Fox received her B.A. from Sarah Lawrence College in 1990 and her Ph.D. in comparative literature from the City University of New York in 2001.

Goldberg

Eric Goldberg specializes in the history of late antique and early medieval Europe. His research interests include early medieval kingship, aristocratic culture, monasticism, and the empire of Charlemagne. He teaches courses on the Vikings, the Middle Ages, the early medieval Church, Charlemagne, and the First Crusade.

His first book "Struggle for Empire: Kingship and Conflict under Louis the German" offers an important reinterpretation of the reign of Charlemagne's grandson, Louis the German, one of the longest-reigning and least understood Carolingian kings. Goldberg is currently working on a second book about early medieval aristocratic culture with the title "Hunting and the Birth of Europe."

His articles have appeared in such journals as Speculum and Viator. One of those articles, "Popular Revolt, Dynastic Politics, and Aristocratic Factionalism in the Early Middle Ages: The Saxon Stellinga Reconsidered," was awarded the Medieval Academy of America's Van Courtlandt Elliot Prize.

Goldberg has been the recipient of numerous awards and grants, including fellowships from the National Endowment for the Humanities, the American Council of Learned Societies, the Medieval Academy of America, and the Deutsches Institut fur Erforschung des Mittlealters.

Goldberg received his B.A. from the University of Pennsylvania in 1991 and his Ph.D. from the University of Virginia in 1998.

Hirsch

Marjorie Hirsch focuses on text-music relations in the songs of Franz Schubert and other German Romantic composers.

She is the author of "Schubert's Dramatic Lieder" and the forthcoming book, "Romantic Lieder and the Search for Lost Paradise" (Cambridge University Press), and of numerous scholarly papers, which she has delivered at national and chapter meetings of the American Musicological Society.

Her current research looks at romantic yearning for antiquity, childhood, and folksong in nineteenth-century German Lieder and portrayals of myth in music. Her research has been supported by a 2004 fellowship at the Oakley Center for the Humanities and Social Sciences.

She received her B.A. in 1982 and her Ph.D. in music history and theory in 1989 from Yale University. Before joining the Williams faculty in 2001, she was associate professor of music history and chair of the music department at Hartwick College.

At Williams, she has designed and taught courses in Listening to Music, Music in History (1750-1900), Storytelling in Music, and a senior seminar, Schubert and Brahm's.

Paul

Darel Paul studies political economy, international relations, comparative politics, and contemporary processes of urbanization.

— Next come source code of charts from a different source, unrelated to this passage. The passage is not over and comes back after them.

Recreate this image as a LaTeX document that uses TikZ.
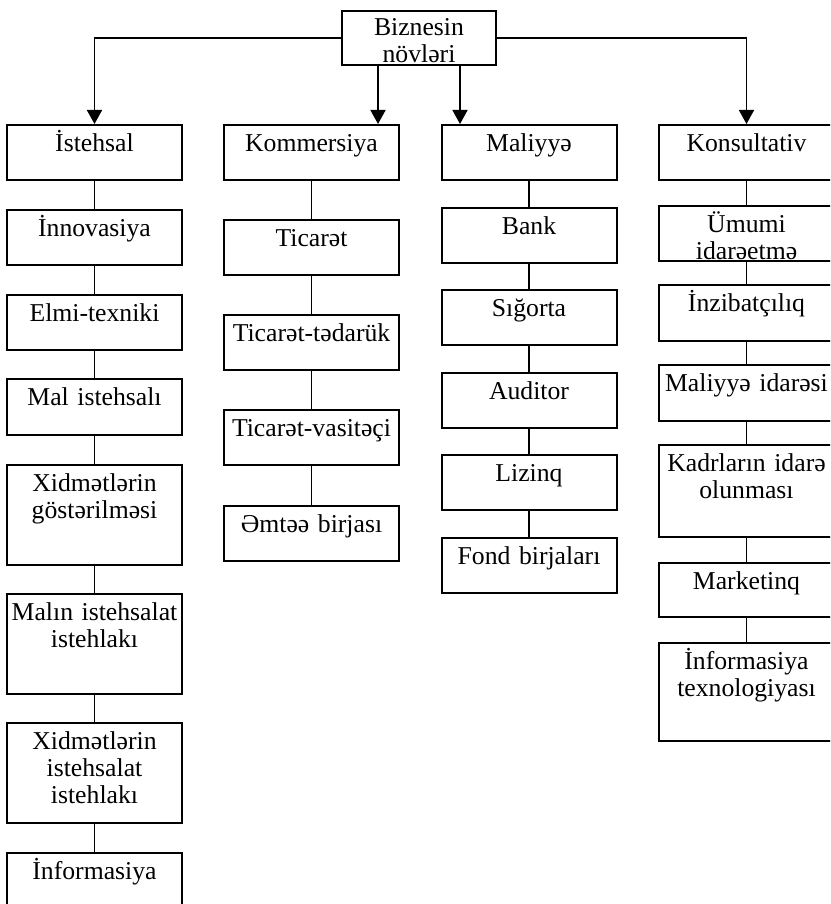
\documentclass[tikz,border=0pt]{standalone}
\usepackage{fontspec}
\setmainfont{Liberation Serif}
\usetikzlibrary{arrows.meta}

\tikzset{
  box/.style={draw, line width=2pt, anchor=north, inner sep=0pt,
    text width=175pt, align=center, text height=26.5pt, text depth={#1pt-26.5pt}},
  box/.default=55,
  link/.style={line width=1.7pt},
  arr/.style={line width=1.7pt, -{Triangle[width=15pt,length=14pt]}}
}

\begin{document}
\begin{tikzpicture}[x=1pt,y=-1pt,font=\fontsize{25.7}{27}\selectfont]
\useasboundingbox (0,0) rectangle (830,904);
\clip (0,0) rectangle (830,904);

\node[box, text width=154pt, text height=25pt, text depth=29pt] (root) at (419,10) {Biznesin\\növləri};

% istehsal
\node[box] (ist) at (94.5,124) {İstehsal};
\node[box] (inn) at (94.5,209) {İnnovasiya};
\node[box] (elm) at (94.5,294) {Elmi-texniki};
\node[box=56] (mal) at (94.5,378) {Mal istehsalı};
\node[box=100] (xgo) at (94.5,464) {Xidmətlərin\\göstərilməsi};
\node[box=100] (mis) at (94.5,593) {Malın istehsalat\\istehlakı};
\node[box=100] (xis) at (94.5,722) {Xidmətlərin\\istehsalat\\istehlakı};
\node[box=100] (inf) at (94.5,852) {İnformasiya};

% kommersiya
\node[box] (kom) at (311.5,124) {Kommersiya};
\node[box] (tic) at (311.5,219) {Ticarət};
\node[box] (tte) at (311.5,314) {Ticarət-tədarük};
\node[box] (tva) at (311.5,409) {Ticarət-vasitəçi};
\node[box] (emt) at (311.5,505) {Əmtəə birjası};

% maliyye
\node[box] (mly) at (529,124) {Maliyyə};
\node[box] (ban) at (529,207) {Bank};
\node[box] (sig) at (529,289) {Sığorta};
\node[box] (aud) at (529,372) {Auditor};
\node[box] (liz) at (529,454) {Lizinq};
\node[box] (fon) at (529,537) {Fond birjaları};

% konsultativ
\node[box] (kon) at (746.5,124) {Konsultativ};
\node[box, text height=26pt, text depth=29pt] (umu) at (746.5,205) {Ümumi\\idarəetmə};
\node[box=56] (inz) at (746.5,284) {İnzibatçılıq};
\node[box=56] (mid) at (746.5,364) {Maliyyə idarəsi};
\node[box=92] (kad) at (746.5,444) {Kadrların idarə\\olunması};
\node[box=54] (mar) at (746.5,562) {Marketinq};
\node[box=98] (itx) at (746.5,642) {İnformasiya\\texnologiyası};

\draw[arr] (root.west) -| (ist.north);
\draw[arr] (root.east) -| (kon.north);
\draw[arr] ([xshift=-41pt]root.south) -- ([xshift=-41pt]root.south |- kom.north);
\draw[arr] ([xshift=41pt]root.south) -- ([xshift=41pt]root.south |- mly.north);

\draw[link] (ist.south) -- (inn.north) (inn.south) -- (elm.north)
  (elm.south) -- (mal.north) (mal.south) -- (xgo.north)
  (xgo.south) -- (mis.north) (mis.south) -- (xis.north)
  (xis.south) -- (inf.north);
\draw[link] (kom.south) -- (tic.north) (tic.south) -- (tte.north)
  (tte.south) -- (tva.north) (tva.south) -- (emt.north);
\draw[link] (mly.south) -- (ban.north) (ban.south) -- (sig.north)
  (sig.south) -- (aud.north) (aud.south) -- (liz.north)
  (liz.south) -- (fon.north);
\draw[link] (kon.south) -- (umu.north) (umu.south) -- (inz.north)
  (inz.south) -- (mid.north) (mid.south) -- (kad.north)
  (kad.south) -- (mar.north) (mar.south) -- (itx.north);
\end{tikzpicture}
\end{document}
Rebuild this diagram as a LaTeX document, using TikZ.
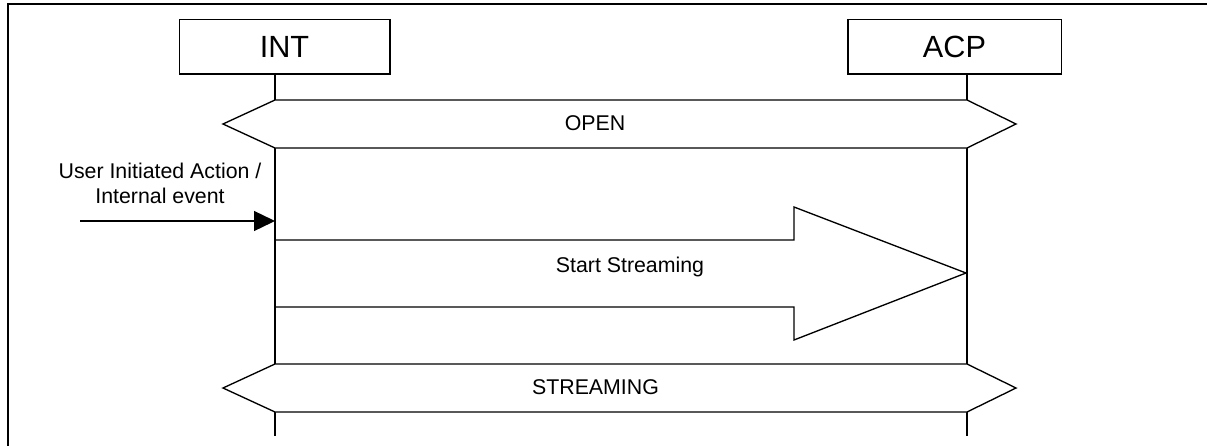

His current research focuses on north-south relations and in particular the interconnections between globalization and urbanization, analyzing global financial and resource flows, commodity price deflation, and the concentration of global power in "world cities."

Paul's work has appeared in Urban Studies, Review of International Studies, Review of International Political Economy, political geography, and perspectives on politics. He is the author of the book "Rescaling International Political Economy: Subnational States and the Regulation of the Global Political Economy," published in 2005.

He has been an Oakley Center Fellow and is a recipient of a Williams World Fellowship as well as of several grants to study politics in Quebec.

At Williams, Paul teaches courses on world politics, global political economy and imperialism. He has also taught at the University of Minnesota and Macalester College.

Paul received his B.A. from the University of Minnesota in 1990, his M.A. from George Washington University in 1994, and his Ph.D. in international relations and comparative politics from the University of Minnesota in 2001.